Problem to solve: Set down, exactly as written, the lines from the top of the data to the line that holds "var selectivity = [12.6, 17.2, 22.4, 27.9, 31.7, 36.9, 42.6];", and omit the pictures.

━━━━━ The records

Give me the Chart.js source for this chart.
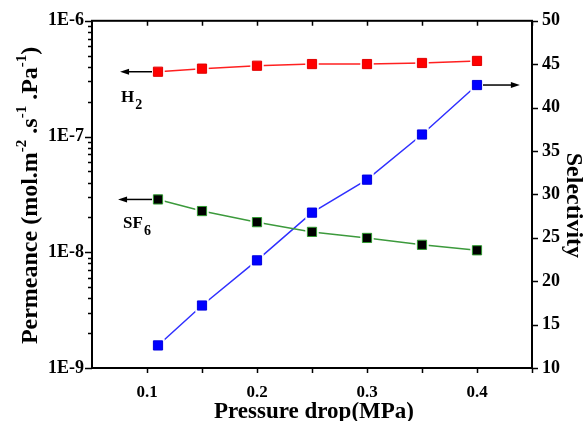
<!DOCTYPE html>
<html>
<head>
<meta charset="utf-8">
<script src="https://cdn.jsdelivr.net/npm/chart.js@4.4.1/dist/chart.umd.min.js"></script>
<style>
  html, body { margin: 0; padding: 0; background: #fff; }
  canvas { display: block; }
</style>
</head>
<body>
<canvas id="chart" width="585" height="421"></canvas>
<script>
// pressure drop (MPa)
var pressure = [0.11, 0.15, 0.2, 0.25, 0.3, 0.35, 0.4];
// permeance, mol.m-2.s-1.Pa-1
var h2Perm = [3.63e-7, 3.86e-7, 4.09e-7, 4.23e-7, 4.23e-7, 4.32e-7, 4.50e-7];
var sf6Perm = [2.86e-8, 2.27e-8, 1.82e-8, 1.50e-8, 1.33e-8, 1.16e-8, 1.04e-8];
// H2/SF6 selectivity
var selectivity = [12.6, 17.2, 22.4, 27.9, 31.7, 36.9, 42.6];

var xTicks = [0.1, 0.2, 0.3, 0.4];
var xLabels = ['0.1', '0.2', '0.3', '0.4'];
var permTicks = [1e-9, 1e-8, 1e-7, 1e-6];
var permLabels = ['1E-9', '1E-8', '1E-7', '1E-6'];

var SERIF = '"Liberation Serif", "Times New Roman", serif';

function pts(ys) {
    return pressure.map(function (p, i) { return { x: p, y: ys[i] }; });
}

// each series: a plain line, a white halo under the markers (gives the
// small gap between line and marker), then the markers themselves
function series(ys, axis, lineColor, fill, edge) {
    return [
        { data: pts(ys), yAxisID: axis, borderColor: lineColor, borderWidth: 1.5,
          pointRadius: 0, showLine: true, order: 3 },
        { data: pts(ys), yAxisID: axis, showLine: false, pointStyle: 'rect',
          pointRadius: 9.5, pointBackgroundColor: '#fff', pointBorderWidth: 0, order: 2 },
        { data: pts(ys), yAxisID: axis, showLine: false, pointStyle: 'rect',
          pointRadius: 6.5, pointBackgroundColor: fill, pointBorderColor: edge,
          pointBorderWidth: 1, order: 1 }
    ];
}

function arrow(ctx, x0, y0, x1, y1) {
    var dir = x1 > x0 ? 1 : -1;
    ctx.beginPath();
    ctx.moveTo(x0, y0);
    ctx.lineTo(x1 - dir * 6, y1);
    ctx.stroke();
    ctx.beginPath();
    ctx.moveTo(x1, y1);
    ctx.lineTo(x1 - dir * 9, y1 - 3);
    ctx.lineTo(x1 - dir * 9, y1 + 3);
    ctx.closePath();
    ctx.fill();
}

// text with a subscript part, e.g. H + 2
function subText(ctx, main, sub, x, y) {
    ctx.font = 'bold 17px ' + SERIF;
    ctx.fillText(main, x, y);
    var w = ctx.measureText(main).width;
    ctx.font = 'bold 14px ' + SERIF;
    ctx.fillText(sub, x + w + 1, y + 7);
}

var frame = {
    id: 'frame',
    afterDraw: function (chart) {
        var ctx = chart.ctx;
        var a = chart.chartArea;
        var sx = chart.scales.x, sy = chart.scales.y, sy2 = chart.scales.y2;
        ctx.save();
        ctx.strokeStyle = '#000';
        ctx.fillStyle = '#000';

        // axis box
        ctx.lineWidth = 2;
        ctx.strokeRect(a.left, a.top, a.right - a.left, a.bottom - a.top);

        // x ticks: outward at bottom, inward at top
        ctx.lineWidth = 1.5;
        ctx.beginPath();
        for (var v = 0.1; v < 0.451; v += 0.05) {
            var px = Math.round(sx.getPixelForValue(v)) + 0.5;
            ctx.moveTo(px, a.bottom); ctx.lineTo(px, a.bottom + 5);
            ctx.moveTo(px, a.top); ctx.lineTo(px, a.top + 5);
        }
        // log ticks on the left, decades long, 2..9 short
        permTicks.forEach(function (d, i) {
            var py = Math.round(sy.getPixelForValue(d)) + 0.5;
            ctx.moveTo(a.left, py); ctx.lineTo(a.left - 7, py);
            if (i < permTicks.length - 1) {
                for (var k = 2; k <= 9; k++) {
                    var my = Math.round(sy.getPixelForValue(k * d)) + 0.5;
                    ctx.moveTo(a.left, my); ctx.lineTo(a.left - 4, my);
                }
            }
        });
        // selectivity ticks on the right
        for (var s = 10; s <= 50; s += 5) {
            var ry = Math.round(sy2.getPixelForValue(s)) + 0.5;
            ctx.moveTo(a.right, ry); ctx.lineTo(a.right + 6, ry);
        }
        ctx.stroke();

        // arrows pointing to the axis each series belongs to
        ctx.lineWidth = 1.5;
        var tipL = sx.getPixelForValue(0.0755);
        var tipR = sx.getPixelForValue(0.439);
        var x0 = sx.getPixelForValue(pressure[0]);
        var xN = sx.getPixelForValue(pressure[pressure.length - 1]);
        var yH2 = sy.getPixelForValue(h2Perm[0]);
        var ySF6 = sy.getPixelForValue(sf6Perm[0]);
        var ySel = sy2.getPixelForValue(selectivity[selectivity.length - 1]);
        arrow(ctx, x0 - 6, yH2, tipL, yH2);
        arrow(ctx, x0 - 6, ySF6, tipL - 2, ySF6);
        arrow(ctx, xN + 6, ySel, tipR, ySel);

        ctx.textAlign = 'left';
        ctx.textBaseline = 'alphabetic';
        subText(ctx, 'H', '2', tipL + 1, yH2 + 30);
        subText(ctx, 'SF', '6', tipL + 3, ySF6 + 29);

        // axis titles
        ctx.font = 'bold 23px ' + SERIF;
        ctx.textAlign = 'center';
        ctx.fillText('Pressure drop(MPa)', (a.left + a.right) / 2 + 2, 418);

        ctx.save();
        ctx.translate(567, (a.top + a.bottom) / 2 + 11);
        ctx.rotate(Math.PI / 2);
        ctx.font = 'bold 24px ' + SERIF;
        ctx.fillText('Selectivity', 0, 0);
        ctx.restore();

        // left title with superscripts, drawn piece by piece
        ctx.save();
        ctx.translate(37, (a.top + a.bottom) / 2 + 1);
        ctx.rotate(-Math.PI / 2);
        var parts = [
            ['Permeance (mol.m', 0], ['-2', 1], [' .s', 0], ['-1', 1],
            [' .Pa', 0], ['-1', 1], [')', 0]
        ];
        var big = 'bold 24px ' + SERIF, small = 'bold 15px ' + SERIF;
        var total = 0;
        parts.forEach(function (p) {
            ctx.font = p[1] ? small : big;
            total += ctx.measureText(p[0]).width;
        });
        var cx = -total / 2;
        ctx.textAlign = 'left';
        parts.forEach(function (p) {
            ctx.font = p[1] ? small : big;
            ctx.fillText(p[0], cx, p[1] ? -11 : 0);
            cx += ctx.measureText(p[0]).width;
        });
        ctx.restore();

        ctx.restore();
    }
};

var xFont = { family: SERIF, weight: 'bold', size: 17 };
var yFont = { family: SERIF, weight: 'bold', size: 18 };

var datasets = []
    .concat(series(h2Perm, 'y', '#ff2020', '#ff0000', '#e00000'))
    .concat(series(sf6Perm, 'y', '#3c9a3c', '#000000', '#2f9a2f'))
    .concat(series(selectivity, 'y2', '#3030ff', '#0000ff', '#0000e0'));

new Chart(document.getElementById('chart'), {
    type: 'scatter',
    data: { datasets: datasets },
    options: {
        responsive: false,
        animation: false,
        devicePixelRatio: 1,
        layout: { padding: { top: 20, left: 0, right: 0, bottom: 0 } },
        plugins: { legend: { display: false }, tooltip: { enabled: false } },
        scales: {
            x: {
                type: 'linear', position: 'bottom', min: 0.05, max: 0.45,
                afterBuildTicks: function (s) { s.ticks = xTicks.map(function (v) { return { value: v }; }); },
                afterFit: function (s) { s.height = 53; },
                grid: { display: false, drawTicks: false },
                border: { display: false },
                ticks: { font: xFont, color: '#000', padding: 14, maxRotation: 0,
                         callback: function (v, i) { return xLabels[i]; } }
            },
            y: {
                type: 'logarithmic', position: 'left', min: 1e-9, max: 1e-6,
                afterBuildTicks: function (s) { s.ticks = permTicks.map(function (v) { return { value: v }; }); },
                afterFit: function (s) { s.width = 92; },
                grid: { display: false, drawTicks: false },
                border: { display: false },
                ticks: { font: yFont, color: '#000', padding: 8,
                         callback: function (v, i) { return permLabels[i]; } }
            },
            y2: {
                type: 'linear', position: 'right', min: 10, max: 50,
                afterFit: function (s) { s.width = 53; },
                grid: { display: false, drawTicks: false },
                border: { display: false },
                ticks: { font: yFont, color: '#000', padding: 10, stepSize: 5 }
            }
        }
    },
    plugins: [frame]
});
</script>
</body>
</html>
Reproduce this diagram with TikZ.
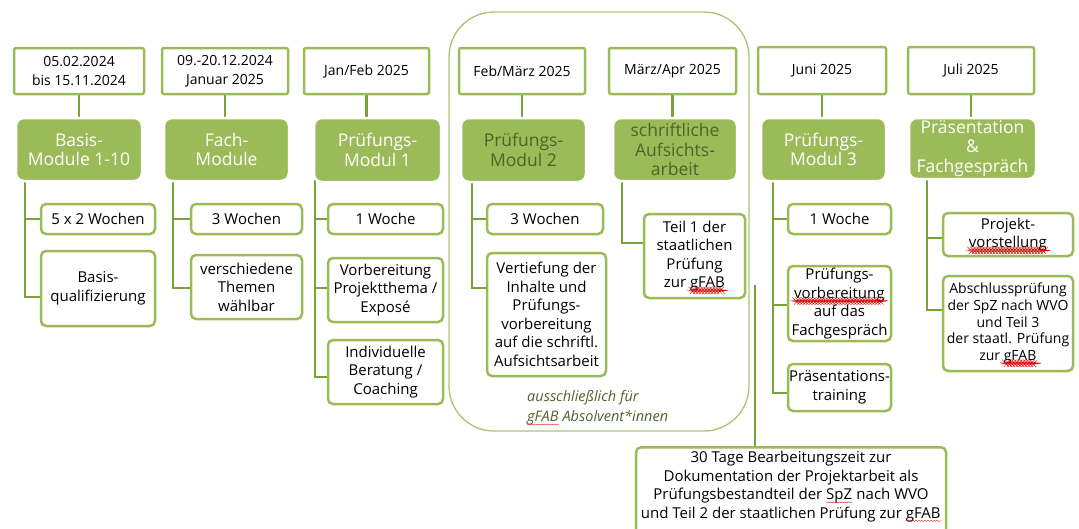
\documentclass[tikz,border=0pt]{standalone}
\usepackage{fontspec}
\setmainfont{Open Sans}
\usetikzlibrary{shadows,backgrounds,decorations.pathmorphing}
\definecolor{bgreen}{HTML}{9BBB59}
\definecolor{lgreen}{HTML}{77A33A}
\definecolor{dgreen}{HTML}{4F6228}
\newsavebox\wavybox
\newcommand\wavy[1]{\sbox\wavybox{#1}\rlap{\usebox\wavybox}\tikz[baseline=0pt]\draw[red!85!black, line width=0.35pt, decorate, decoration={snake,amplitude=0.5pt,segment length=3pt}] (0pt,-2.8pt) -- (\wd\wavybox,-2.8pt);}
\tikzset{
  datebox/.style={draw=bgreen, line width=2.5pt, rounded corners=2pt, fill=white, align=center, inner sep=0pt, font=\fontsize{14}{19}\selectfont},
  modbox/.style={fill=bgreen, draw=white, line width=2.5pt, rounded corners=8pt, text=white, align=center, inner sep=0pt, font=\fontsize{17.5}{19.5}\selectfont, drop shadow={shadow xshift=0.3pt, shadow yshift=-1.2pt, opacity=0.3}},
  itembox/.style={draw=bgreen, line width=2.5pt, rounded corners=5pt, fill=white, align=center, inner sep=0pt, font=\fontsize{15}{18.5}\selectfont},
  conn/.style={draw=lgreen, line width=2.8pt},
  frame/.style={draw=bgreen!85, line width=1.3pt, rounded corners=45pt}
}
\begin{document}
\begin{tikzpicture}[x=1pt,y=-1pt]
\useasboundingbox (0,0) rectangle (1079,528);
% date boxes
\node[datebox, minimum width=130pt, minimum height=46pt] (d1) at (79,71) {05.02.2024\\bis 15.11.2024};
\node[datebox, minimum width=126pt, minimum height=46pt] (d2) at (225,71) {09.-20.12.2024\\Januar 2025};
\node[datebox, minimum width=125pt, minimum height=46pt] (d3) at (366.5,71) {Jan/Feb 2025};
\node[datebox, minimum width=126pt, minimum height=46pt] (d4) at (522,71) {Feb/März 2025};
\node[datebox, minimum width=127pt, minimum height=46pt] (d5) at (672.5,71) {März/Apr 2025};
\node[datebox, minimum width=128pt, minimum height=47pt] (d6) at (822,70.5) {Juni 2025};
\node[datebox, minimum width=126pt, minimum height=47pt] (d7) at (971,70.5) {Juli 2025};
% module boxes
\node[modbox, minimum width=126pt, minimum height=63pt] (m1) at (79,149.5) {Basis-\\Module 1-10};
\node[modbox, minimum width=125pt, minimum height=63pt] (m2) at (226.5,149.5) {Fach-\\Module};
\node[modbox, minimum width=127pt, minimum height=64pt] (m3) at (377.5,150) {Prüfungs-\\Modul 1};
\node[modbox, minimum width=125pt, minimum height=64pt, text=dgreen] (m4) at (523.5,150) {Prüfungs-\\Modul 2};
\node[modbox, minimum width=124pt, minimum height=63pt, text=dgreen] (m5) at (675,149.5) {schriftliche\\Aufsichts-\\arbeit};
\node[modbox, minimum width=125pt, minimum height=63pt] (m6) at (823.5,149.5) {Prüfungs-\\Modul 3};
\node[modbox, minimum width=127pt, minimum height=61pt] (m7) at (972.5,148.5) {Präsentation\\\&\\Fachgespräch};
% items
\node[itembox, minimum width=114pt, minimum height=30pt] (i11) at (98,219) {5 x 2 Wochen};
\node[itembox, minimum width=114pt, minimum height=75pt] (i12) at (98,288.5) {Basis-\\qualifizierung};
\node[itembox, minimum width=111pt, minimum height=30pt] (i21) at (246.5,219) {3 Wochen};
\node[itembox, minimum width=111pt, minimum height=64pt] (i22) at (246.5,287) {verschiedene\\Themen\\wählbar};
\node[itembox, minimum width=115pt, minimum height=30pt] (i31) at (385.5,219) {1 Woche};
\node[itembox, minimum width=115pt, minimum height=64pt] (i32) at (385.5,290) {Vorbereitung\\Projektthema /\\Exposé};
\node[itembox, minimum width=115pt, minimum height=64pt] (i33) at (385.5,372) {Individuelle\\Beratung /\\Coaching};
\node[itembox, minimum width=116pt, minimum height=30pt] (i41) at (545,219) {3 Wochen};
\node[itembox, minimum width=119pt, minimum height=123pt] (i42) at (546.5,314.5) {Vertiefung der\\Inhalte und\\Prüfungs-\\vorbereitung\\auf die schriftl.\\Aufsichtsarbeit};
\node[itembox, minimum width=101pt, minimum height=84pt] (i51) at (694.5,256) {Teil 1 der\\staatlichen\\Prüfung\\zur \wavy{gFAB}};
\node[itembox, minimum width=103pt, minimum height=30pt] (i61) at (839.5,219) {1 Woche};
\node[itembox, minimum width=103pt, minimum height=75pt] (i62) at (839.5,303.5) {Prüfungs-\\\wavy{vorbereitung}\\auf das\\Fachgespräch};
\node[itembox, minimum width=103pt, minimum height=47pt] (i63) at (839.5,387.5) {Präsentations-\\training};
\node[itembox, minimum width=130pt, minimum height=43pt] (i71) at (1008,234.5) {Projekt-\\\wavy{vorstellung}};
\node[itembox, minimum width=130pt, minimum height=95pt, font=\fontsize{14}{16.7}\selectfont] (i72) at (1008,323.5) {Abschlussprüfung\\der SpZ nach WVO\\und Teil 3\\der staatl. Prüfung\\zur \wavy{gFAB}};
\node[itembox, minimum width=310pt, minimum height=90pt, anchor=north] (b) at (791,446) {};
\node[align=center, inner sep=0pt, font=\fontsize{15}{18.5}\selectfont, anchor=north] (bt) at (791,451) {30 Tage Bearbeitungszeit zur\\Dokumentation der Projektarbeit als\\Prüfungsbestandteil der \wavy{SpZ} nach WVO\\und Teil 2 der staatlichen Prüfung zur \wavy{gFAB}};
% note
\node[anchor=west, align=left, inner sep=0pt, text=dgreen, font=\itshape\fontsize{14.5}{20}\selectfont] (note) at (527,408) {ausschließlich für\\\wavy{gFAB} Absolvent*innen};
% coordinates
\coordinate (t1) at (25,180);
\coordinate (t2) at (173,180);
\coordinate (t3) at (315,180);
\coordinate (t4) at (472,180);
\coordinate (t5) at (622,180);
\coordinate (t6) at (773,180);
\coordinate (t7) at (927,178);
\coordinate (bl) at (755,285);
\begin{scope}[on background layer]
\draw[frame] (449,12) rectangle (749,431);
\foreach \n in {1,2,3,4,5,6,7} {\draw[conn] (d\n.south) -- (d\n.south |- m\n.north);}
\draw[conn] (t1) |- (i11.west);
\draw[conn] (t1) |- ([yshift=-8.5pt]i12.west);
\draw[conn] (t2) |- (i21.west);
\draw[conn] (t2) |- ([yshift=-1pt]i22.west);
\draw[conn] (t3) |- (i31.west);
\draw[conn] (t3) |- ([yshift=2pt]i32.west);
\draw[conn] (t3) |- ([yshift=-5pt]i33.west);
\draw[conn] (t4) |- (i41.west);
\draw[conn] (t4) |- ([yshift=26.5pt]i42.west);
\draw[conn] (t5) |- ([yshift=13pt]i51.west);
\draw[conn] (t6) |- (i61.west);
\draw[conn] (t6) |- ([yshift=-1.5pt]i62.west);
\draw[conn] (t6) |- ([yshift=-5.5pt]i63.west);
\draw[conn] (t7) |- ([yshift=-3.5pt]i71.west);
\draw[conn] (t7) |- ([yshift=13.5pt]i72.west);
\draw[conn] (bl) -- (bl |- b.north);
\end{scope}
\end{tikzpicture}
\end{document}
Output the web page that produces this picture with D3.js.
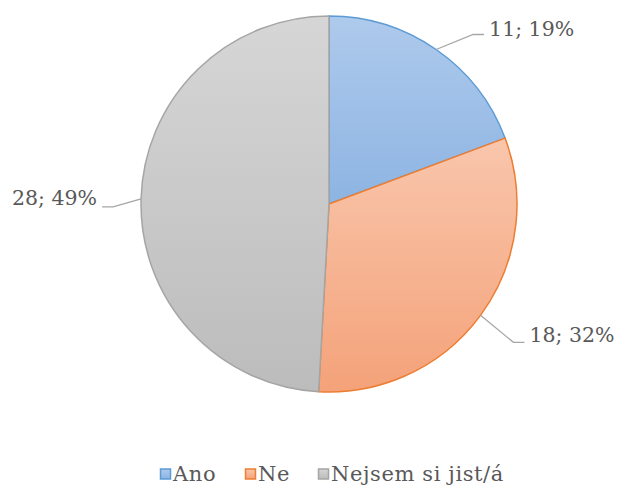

━━━━━━━━━━

Solution to this exercise:
Give me the Chart.js source for this chart.
<!DOCTYPE html>
<html>
<head>
<meta charset="utf-8">
<script src="https://cdn.jsdelivr.net/npm/chart.js@4.4.1/dist/chart.umd.min.js"></script>
<style>
  html, body { margin: 0; padding: 0; background: #fff; }
  canvas { display: block; }
</style>
</head>
<body>
<canvas id="chart" width="585" height="421"></canvas>
<script>
// pressure drop (MPa)
var pressure = [0.11, 0.15, 0.2, 0.25, 0.3, 0.35, 0.4];
// permeance, mol.m-2.s-1.Pa-1
var h2Perm = [3.63e-7, 3.86e-7, 4.09e-7, 4.23e-7, 4.23e-7, 4.32e-7, 4.50e-7];
var sf6Perm = [2.86e-8, 2.27e-8, 1.82e-8, 1.50e-8, 1.33e-8, 1.16e-8, 1.04e-8];
// H2/SF6 selectivity
var selectivity = [12.6, 17.2, 22.4, 27.9, 31.7, 36.9, 42.6];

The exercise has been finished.